Brian Encinia, the officer who pulled Sandra Bland over in 2015, was the only one brought up on charges in connection to her arrest and eventual death in police custody. He faced a charge of perjury after giving false information as to why he took her out of her car that day. He claimed it was to conduct a safe traffic investigation, while dashcam footage told a very different story.
Instead of going to trial to face his actions, Encinia was offered a deal by prosecutors that many will surely criticize. In exchange for the dismissal of his misdemeanor charge, Encinia agreed to never become a law enforcement officer again, according to CNN.
“The prosecutor didn’t even reach out to the family to notify them that they were looking to cut this deal,” Cannon Lambert, the family’s attorney, Lambert said.

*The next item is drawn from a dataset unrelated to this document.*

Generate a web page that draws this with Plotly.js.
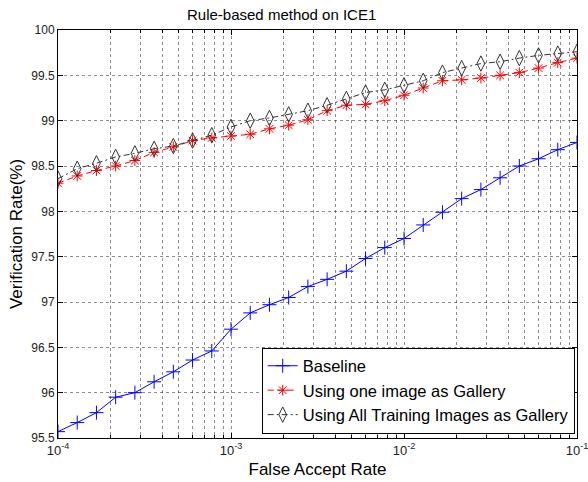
<!DOCTYPE html>
<html><head><meta charset="utf-8">
<script src="https://cdn.plot.ly/plotly-3.0.1.min.js"></script>
<style>body{margin:0;background:#fff}#g{width:588px;height:482px}</style>
</head><body><div id="g"></div>
<script>
const far = [1.0e-4,1.2915e-4,1.6681e-4,2.1544e-4,2.7826e-4,3.5938e-4,4.6416e-4,5.9948e-4,7.7426e-4,
  1.0e-3,1.2915e-3,1.6681e-3,2.1544e-3,2.7826e-3,3.5938e-3,4.6416e-3,5.9948e-3,7.7426e-3,
  1.0e-2,1.2915e-2,1.6681e-2,2.1544e-2,2.7826e-2,3.5938e-2,4.6416e-2,5.9948e-2,7.7426e-2,1.0e-1];
const baseline = [95.57,95.67,95.78,95.95,96.00,96.12,96.23,96.36,96.46,96.70,96.88,96.97,97.05,97.17,97.25,97.34,97.48,97.60,97.70,97.85,97.99,98.14,98.24,98.37,98.50,98.58,98.68,98.76];
const oneImage = [98.31,98.39,98.45,98.50,98.56,98.65,98.71,98.78,98.81,98.83,98.85,98.91,98.95,99.01,99.11,99.17,99.18,99.22,99.28,99.36,99.44,99.45,99.47,99.50,99.53,99.58,99.64,99.69];
const allImages = [98.36,98.47,98.53,98.60,98.64,98.69,98.72,98.78,98.84,98.93,99.00,99.03,99.07,99.11,99.17,99.24,99.31,99.34,99.39,99.44,99.53,99.58,99.63,99.65,99.69,99.72,99.74,99.76];
const names = ["Baseline","Using one image as Gallery","Using All Training Images as Gallery"];
const xTicks = [1e-4,1e-3,1e-2,1e-1];
const xTickText = ["10<sup>-4</sup>","10<sup>-3</sup>","10<sup>-2</sup>","10<sup>-1</sup>"];
const yTicks = [95.5,96,96.5,97,97.5,98,98.5,99,99.5,100];
const yTickText = ["95.5","96","96.5","97","97.5","98","98.5","99","99.5","100"];

const minorVals = [];
for (let d = -4; d < -1; d++) for (let m = 2; m <= 9; m++) minorVals.push(m*Math.pow(10,d));

const FONT = "Liberation Sans, Arial, Helvetica, sans-serif";
const traces = [
  {x: far, y: baseline, name: names[0], mode: "lines+markers",
   line: {color: "#0000ff", width: 1, dash: "solid"},
   marker: {symbol: "cross-thin-open", size: 10, line: {color: "#0000ff", width: 1}}},
  {x: far, y: oneImage, name: names[1], mode: "lines+markers",
   line: {color: "#ff0000", width: 1, dash: "6px,4px"},
   marker: {symbol: "asterisk-open", size: 9, line: {color: "#ff0000", width: 1}}},
  {x: far, y: allImages, name: names[2], mode: "lines+markers",
   line: {color: "#333333", width: 1, dash: "6px,3px,2px,3px"},
   marker: {symbol: "diamond-tall-open", size: 11, color: "#333333", line: {color: "#333333", width: 1}}}
];
const gridc = "rgba(0,0,0,0.45)";
const layout = {
  width: 588, height: 482,
  margin: {l: 58, r: 11, t: 30, b: 44},
  paper_bgcolor: "#fff", plot_bgcolor: "#fff",
  font: {family: FONT, size: 12, color: "#000"},
  title: {text: "Rule-based method on ICE1", font: {family: FONT, size: 15, color: "#000"}, x: 0.479, xanchor: "center", y: 0.969, yanchor: "middle"},
  xaxis: {type: "log", range: [-4, -1], tickmode: "array", tickvals: xTicks, ticktext: xTickText,
    ticklabeloverflow: "allow",
    ticks: "inside", ticklen: 5, tickcolor: "#000", mirror: "allticks",
    showline: true, linecolor: "#000", linewidth: 1,
    showgrid: true, gridcolor: gridc, griddash: "dot", gridwidth: 1,
    tickfont: {size: 13, color: "#222"},
    minor: {tickmode: "array", tickvals: minorVals, ticks: "inside", ticklen: 3, tickcolor: "#000",
      showgrid: true, gridcolor: gridc, griddash: "dot", gridwidth: 1},
    title: {text: "False Accept Rate", font: {size: 17}, standoff: 6},
    zeroline: false},
  yaxis: {range: [95.5, 100], tickmode: "array", tickvals: yTicks, ticktext: yTickText,
    ticks: "inside", ticklen: 5, tickcolor: "#000", mirror: "allticks",
    showline: true, linecolor: "#000", linewidth: 1,
    showgrid: true, gridcolor: gridc, griddash: "dot", gridwidth: 1,
    tickfont: {size: 12, color: "#222"},
    title: {text: "Verification Rate(%)", font: {size: 17}, standoff: 4},
    zeroline: false},
  legend: {x: 0.9956, xanchor: "right", y: 0.011, yanchor: "bottom",
    bgcolor: "#fff", bordercolor: "#000", borderwidth: 1,
    font: {size: 16.5}, tracegroupgap: 0, itemwidth: 30},
  showlegend: true
};
Plotly.newPlot("g", traces, layout, {displayModeBar: false, staticPlot: true});
</script></body></html>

“What was gained — him never being an officer anymore, would have been gained by a conviction. They gave up a chance to seek justice and got nothing.”
Bland’s family is justifiably frustrated with the decision to not hold a single persona accountable for Sandra’s death. Local authorities still contest that she committed suicide while in custody despite public speculation that she was killed.
“In September, we were expecting to be in Texas sitting in the courtroom, but today they cut him a deal,” Bland’s sister, Shante Needham, told the Houston Chronicle. “Why? Why? Why? Why did you cut him a deal when you sat in our faces and you seen our pain and you told us you were going to take it to court?”
Encinia’s attorney, Chip Lewis, and prosecutors both feel that the deal was fair for both sides. Lewis is glad that his client won’t have to go to trial and attests that he wouldn’t possibly consider going back into law enforcement following his experiences. Prosecutors feel that keeping him off of the streets with a badge and gun is enough of a victory.
State lawmakers recently passed a watered down version of the Sandra Bland Act, which is meant to encourage de-escalation techniques and enhance holding facilities in the area. However, the version that was passed lacks some important factors that community members felt would’ve really helped.